The criminals are not best pleased as you can imagine, but after a two year stretch the appearance of the fire engine has given Bernard an idea, and for a comedy concept it's not bad, indeed it would even do for a straightforward crime thriller. If this trio were to acquire their own such vehicle, then they could make a far easier getaway than they would in a normal car, reasoning that everyone stops for a fire engine so all they would have to do would be to speed away from the scene of the crime and ring the bell a lot and the other drivers would believe they were on their way to a blaze and get out of their way. Naturally, there are complications for their ingenious scheme.

After all, there was not going to be a comedy of this vintage that had the antiheroes succeed in their lawbreaking, even The Italian Job from the other end of the decade saw a spanner being well and truly thrown in the works to ensure the rule of fairness and decency had been served, though not after we had been invited to indulge ourselves in enjoying the hijinks springing from the thieves' actions.
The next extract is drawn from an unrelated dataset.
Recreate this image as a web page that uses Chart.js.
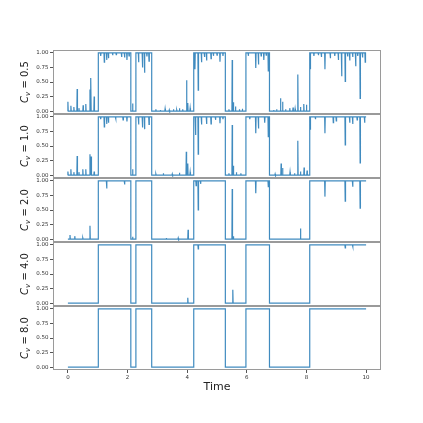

As if indicating the growing influence of the anti-establishment in British pop culture (and not just British), there were an increasing amount of lighthearted comedies illustrating the activities of roguish but not hateful ne’erdowells, often with a big robbery to pull off that would be foiled during the final act.

So there was not much to distinguish Go To Blazes from those, and it didn't really belong to the sophisticated capers that would proliferate throughout the nineteen-sixties, being more down to earth than those and in spite of Massey playing it resolutely posh, there was no question of anybody popping open the champers come the denouement, and not only because we were well aware they wouldn't get away with it. We were merely waiting to see how they would come to grief, in the hope that it would be amusing and inventive, though while it was clever enough to satisfy, and even oddly sweet, you couldn't imagine many roaring with laughter at anything very much that unfolded here.

There were a handful of decent chuckles, however, but perhaps the biggest contribution the film made to the nation’s heritage was to capture all those locations in and around London in glorious widescreen and full, brilliant colour, which rendered the capital far more glamorous-looking than many of its black and white contemporaries and sought to anticipate the Swinging London capers of a short time in its future. Assuming you really needed a modest crime comedy to have these Cinemascope and Technicolor visuals, which some would argue were unsuitable, but if you liked even the most middling movie to go the whole hog on its appearance, then this would be right up your street. Add to that a distinctly overqualified cast of British thespians and comedians, including Maggie Smith with a French accent and Robert Morley as a pyromaniac, plus Arthur Lowe and John Le Mesurier before Dad's Army but alas not in the same scene, and star spotters would be sated too. Music by John Addison.